In a press release sent out last Friday, the firm detailed plans to put PC technology into vehicles for communications, entertainment, emergency and navigation systems. According to the chip giant, emerging trends will be ideally suited to in-vehicle systems. For instance, users can get multimedia information from the Internet through voice commands processed by MMX Pentiums, and store huge amounts of navigational, weather or other data on DVD drives.
"This is not a futuristic concept. The basic technology that could enable these applications in the vehicle is here today", said Ron Smith, vice president of Intel's semiconductor products group. " The automobile is the next logical venue to adopt this technology."
Intel said that using PC technology made sense as it is cost-effective, allows drivers to access a huge software base that is compatible with PCs used in offices and in mobile PCs "on the road", and can easily be upgraded.

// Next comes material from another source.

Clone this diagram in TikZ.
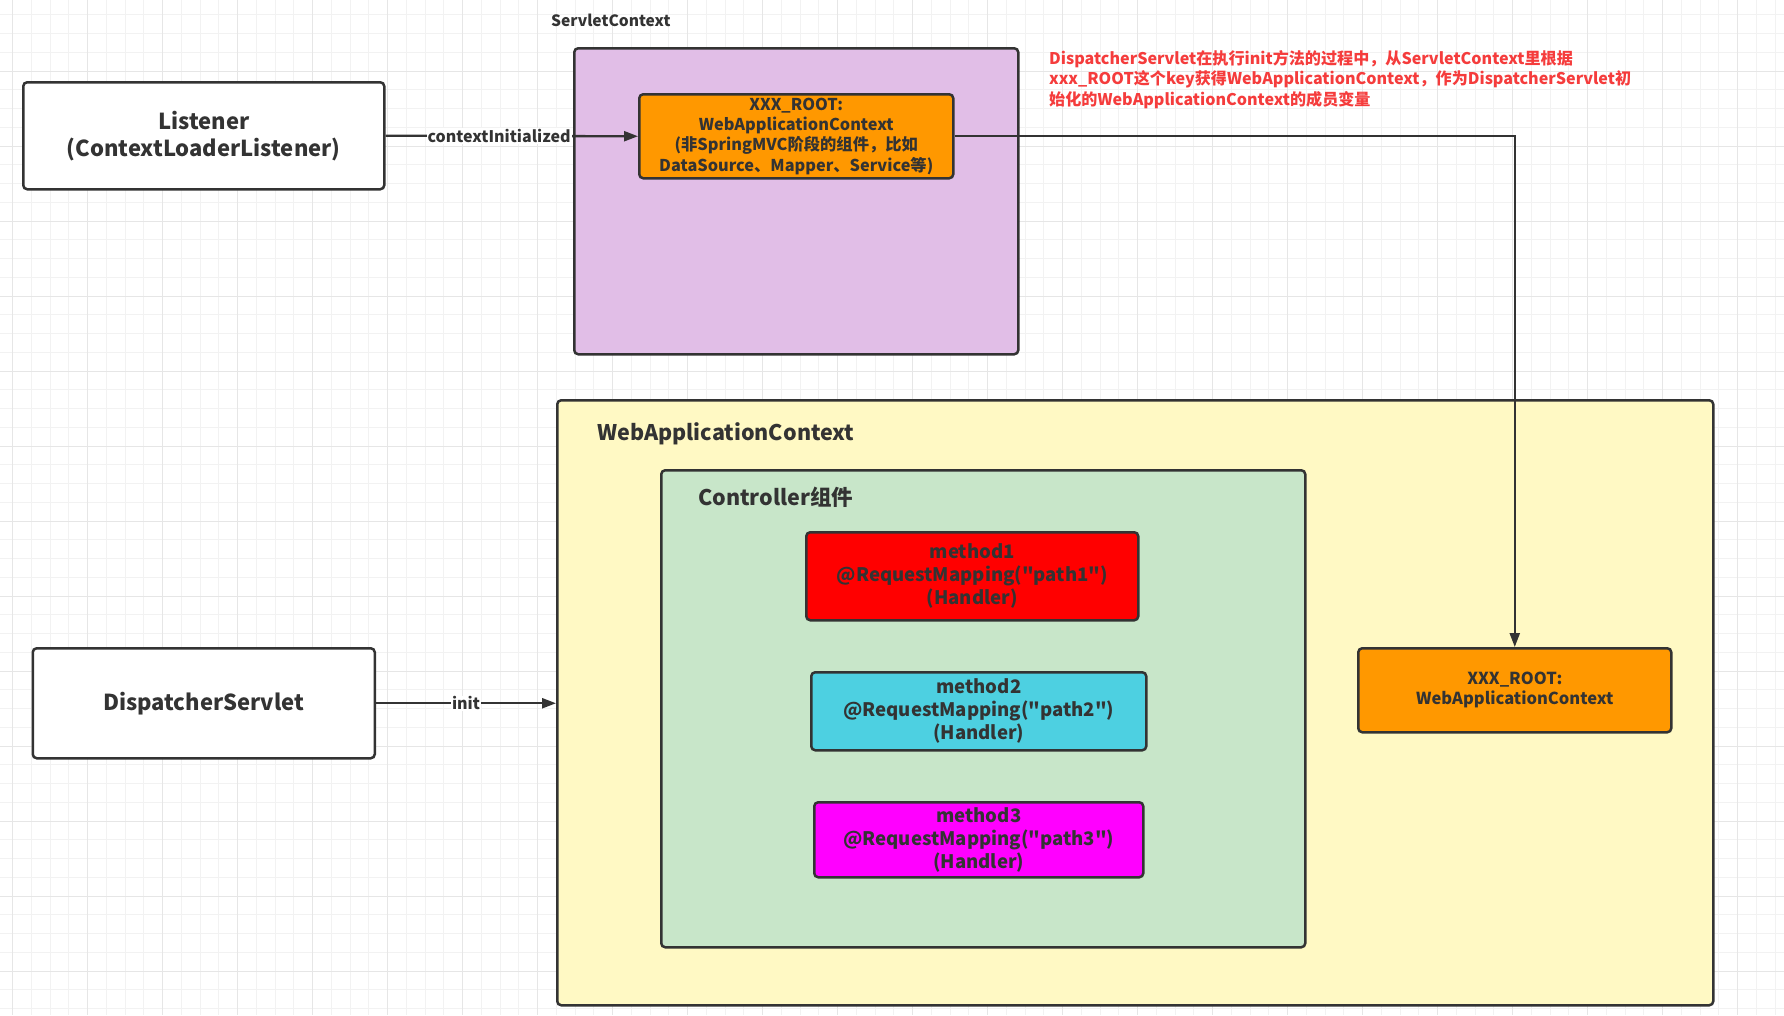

The starting point is a new reference platform for hardware and software developers to create native applications or port existing applications. Intel also plans a developer conference in 1997.
PCDN Comment: This may not be as bizarre as it sounds. Sales forces already use mobile PCs with AutoRoute or a similar journey planner and chips control several in-car functions. The key question is whether the Pentium's PC compatibility can justify its high price compared to dedicated devices that could achieve similar tasks at a lower price. One to watch.